### DATA PROVIDED
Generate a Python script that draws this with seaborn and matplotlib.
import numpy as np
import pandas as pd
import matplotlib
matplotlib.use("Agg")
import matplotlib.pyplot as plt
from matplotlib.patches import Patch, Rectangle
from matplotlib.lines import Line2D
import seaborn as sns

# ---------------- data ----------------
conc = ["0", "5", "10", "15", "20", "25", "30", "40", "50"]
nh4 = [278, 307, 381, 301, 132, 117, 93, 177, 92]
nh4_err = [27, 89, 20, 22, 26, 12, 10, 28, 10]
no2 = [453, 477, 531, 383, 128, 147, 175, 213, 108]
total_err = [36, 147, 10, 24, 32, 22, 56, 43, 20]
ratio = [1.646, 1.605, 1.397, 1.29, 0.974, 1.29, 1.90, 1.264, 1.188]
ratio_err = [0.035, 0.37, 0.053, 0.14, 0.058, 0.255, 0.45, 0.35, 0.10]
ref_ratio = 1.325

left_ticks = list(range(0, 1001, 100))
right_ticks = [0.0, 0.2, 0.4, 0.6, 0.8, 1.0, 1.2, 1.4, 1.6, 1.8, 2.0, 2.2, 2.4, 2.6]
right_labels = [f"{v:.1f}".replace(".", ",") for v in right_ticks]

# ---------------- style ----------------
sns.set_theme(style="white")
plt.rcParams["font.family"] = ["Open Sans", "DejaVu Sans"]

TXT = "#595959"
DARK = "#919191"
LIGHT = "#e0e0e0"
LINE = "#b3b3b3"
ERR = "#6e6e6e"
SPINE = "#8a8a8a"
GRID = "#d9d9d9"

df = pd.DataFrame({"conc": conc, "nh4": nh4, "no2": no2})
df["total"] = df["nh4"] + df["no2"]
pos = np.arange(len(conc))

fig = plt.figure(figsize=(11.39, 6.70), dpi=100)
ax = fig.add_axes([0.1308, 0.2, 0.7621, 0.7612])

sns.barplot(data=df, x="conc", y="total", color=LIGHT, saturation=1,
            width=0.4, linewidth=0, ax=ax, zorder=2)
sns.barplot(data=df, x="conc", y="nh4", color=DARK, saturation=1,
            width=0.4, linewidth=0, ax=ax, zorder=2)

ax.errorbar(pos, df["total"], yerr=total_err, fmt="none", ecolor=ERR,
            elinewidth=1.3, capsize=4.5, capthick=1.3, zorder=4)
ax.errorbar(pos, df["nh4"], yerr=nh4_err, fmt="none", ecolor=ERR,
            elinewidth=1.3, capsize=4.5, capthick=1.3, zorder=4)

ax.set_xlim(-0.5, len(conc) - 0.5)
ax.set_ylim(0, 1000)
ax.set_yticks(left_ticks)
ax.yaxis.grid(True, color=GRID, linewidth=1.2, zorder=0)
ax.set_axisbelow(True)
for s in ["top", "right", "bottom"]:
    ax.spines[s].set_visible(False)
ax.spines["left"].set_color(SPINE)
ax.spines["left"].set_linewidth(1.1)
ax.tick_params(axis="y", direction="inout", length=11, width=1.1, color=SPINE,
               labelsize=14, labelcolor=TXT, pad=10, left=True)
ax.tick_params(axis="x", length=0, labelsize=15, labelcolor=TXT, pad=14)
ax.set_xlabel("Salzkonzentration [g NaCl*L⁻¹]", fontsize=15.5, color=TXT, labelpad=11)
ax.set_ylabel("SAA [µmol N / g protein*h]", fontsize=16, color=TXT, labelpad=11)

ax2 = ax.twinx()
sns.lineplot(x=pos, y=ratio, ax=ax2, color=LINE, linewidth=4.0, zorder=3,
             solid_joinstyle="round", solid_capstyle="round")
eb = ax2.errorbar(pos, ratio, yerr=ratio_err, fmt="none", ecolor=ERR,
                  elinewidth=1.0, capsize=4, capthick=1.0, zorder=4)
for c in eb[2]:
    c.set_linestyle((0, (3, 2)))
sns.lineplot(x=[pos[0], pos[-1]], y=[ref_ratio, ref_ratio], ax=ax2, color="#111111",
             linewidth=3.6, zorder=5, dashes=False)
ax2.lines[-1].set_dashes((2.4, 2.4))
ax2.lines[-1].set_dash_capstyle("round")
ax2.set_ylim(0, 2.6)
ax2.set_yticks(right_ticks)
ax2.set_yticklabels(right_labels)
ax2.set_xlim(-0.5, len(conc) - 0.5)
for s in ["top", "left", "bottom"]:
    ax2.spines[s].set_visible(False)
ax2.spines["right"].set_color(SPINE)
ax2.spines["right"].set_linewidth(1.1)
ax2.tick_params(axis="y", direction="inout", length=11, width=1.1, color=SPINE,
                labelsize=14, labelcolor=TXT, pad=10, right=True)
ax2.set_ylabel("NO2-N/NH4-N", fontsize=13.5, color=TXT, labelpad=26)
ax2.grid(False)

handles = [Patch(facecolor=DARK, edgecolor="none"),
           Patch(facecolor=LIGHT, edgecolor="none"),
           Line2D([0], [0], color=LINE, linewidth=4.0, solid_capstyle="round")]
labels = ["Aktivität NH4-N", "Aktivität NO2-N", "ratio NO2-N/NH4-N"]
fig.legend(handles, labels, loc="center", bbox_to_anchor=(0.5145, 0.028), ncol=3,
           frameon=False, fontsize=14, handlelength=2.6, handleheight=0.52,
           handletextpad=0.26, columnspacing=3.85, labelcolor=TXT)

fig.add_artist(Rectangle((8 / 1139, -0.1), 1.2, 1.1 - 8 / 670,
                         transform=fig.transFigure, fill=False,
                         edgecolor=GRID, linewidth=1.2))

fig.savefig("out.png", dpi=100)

### EXERCISE GOAL
Each line from the start of the listing above through the line containing "import seaborn as sns" should be copied exactly, please, with no other lines added.

### PROBLEM SOLUTION
Generate a Python script that draws this with seaborn and matplotlib.
import numpy as np
import pandas as pd
import matplotlib
matplotlib.use("Agg")
import matplotlib.pyplot as plt
from matplotlib.patches import Patch, Rectangle
from matplotlib.lines import Line2D
import seaborn as sns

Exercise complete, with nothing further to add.